OBJECTIVE: The material below holds pictures; leave them out and reproduce exactly the lines from the one with "Write the seaborn" through the one with "from matplotlib.offsetbox import", inclusive.

-- START OF DATASET EXCERPTS --

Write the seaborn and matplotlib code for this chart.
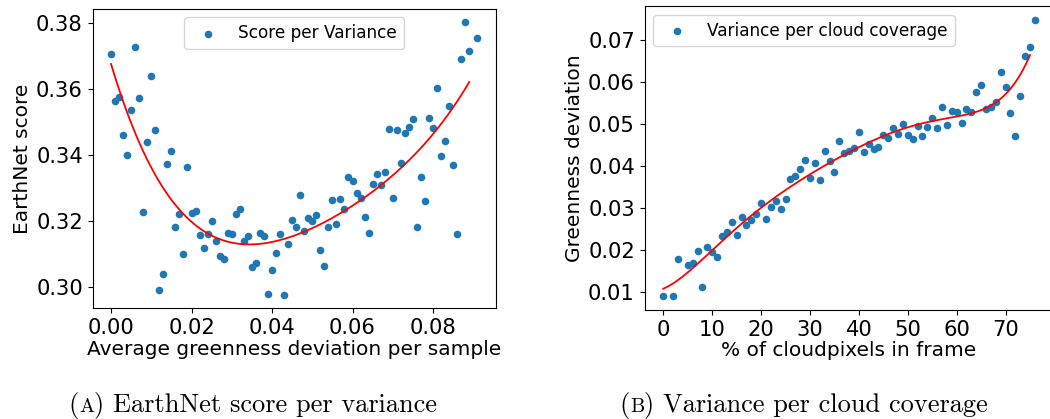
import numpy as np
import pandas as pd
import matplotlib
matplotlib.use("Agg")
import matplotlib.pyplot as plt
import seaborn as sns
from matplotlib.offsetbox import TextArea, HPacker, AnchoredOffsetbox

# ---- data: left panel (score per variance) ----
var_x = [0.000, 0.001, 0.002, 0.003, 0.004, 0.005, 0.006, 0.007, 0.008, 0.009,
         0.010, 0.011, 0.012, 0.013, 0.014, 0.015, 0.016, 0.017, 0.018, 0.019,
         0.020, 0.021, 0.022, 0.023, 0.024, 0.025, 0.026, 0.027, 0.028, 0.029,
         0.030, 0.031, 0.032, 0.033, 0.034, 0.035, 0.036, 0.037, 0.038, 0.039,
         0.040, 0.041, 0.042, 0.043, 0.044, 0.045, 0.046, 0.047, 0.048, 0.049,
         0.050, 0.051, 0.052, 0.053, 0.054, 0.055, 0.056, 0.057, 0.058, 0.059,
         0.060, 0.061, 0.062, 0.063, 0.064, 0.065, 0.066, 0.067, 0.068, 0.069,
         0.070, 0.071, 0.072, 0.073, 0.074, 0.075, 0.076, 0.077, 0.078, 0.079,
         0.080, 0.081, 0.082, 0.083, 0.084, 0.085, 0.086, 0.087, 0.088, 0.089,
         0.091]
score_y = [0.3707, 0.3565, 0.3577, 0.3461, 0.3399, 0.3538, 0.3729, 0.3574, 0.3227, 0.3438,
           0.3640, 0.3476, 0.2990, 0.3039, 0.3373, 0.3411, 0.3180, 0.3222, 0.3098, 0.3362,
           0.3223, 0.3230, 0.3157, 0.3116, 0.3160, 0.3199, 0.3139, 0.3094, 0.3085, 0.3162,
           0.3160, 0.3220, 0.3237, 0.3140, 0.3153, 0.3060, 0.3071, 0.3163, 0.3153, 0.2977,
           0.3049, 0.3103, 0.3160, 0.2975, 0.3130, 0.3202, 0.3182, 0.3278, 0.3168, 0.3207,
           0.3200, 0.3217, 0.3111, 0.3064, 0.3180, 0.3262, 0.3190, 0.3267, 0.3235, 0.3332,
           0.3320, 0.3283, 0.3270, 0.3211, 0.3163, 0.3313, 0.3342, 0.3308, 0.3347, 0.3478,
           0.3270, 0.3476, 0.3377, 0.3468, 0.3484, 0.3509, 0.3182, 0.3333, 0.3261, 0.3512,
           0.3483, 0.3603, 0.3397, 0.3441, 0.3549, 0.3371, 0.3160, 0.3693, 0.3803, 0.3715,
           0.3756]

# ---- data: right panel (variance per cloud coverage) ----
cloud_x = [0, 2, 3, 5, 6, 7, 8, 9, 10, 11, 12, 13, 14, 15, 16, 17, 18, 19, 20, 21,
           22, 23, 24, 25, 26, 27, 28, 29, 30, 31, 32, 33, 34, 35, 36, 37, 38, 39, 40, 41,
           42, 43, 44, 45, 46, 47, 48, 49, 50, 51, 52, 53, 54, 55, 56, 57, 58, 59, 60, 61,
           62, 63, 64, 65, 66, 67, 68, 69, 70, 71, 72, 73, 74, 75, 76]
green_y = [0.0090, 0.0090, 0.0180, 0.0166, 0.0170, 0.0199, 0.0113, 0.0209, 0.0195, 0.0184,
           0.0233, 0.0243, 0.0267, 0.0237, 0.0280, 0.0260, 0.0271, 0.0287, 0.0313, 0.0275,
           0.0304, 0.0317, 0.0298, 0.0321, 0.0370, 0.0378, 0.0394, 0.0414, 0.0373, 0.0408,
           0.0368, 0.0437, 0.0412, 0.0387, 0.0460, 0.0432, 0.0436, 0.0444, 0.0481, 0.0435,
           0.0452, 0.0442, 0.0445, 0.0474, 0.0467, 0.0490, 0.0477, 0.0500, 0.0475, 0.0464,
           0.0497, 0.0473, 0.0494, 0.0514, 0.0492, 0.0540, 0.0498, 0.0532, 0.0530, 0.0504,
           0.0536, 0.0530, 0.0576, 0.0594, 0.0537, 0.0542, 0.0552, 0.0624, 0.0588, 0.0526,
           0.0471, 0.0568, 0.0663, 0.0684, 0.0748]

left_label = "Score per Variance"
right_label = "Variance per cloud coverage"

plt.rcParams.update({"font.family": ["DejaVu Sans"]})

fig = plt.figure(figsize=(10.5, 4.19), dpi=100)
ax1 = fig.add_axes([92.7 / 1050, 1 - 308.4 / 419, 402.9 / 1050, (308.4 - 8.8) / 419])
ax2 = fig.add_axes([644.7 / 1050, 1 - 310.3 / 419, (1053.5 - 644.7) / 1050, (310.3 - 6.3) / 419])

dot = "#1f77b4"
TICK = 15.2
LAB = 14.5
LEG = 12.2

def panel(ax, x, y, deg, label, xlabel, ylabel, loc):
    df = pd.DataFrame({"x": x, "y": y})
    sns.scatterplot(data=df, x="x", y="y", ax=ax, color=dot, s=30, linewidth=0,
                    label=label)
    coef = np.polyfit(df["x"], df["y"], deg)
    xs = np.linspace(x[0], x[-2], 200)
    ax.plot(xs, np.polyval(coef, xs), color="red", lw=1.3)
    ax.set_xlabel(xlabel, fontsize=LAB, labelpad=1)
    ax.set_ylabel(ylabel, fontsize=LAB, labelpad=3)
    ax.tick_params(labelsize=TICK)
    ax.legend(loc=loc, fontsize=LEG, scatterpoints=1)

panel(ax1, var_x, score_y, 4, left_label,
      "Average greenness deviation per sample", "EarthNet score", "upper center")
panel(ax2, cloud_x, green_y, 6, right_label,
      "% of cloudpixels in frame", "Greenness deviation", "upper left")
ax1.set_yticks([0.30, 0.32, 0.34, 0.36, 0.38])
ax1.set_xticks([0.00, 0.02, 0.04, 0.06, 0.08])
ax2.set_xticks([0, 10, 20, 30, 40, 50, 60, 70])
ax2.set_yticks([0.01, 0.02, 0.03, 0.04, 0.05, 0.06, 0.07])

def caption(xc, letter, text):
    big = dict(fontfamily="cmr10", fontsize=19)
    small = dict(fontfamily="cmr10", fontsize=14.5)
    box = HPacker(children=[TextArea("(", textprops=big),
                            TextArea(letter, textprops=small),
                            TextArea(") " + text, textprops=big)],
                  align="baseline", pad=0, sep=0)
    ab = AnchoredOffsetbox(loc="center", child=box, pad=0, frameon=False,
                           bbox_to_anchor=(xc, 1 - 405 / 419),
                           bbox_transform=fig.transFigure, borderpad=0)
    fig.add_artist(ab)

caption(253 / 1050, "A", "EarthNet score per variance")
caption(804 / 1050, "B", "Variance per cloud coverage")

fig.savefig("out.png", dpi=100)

-- END OF DATASET EXCERPTS --
-- START OF DATASET EXCERPTS --

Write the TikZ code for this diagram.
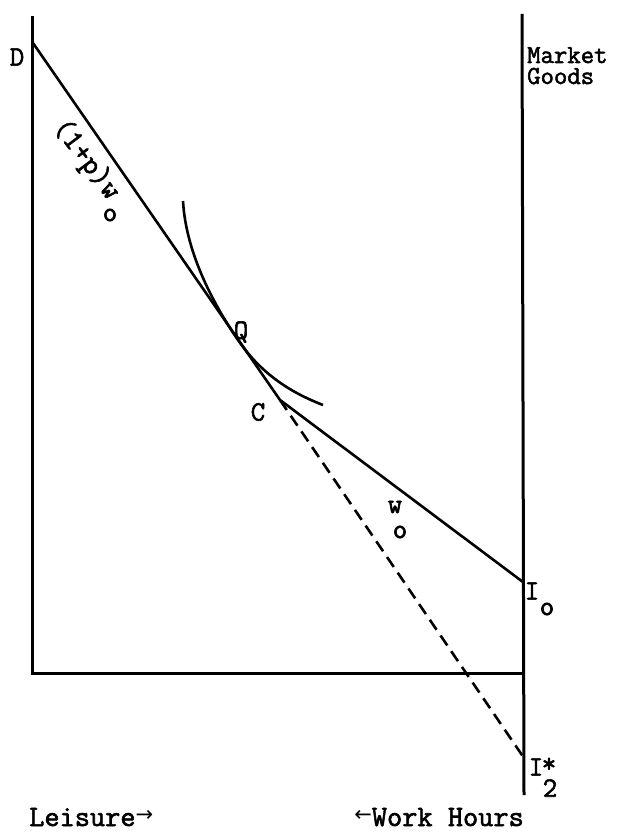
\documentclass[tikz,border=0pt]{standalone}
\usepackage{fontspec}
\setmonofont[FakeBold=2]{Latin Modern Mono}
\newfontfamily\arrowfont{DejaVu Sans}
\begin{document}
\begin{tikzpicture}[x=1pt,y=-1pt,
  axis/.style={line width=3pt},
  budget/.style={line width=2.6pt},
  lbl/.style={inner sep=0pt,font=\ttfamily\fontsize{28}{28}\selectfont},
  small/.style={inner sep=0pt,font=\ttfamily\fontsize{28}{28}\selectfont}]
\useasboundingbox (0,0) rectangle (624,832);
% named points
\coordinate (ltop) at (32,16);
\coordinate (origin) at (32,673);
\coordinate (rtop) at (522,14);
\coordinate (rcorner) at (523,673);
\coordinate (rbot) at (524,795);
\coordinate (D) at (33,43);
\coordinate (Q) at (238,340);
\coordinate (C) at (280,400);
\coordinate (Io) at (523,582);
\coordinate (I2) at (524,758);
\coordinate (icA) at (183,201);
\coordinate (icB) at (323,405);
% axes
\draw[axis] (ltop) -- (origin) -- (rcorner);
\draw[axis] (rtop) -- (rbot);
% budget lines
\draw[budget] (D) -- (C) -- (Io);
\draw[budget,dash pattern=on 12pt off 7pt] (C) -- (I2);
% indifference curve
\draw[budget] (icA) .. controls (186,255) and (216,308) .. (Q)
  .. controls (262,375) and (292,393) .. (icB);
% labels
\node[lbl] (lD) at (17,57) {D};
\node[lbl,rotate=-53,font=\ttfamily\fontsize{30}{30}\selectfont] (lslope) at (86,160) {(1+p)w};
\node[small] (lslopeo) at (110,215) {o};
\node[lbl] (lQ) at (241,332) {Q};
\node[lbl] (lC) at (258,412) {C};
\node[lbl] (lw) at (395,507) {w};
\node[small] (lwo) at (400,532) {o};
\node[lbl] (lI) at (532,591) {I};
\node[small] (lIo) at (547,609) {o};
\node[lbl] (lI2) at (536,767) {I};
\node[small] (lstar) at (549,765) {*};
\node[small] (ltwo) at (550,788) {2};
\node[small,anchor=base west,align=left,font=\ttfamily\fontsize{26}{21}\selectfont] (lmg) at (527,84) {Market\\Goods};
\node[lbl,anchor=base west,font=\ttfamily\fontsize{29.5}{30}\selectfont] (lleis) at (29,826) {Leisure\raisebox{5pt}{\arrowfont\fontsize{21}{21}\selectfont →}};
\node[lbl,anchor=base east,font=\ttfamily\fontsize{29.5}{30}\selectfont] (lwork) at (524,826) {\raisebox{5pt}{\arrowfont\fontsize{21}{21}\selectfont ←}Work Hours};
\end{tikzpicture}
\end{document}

-- END OF DATASET EXCERPTS --

IN RESPONSE:
Write the seaborn and matplotlib code for this chart.
import numpy as np
import pandas as pd
import matplotlib
matplotlib.use("Agg")
import matplotlib.pyplot as plt
import seaborn as sns
from matplotlib.offsetbox import TextArea, HPacker, AnchoredOffsetbox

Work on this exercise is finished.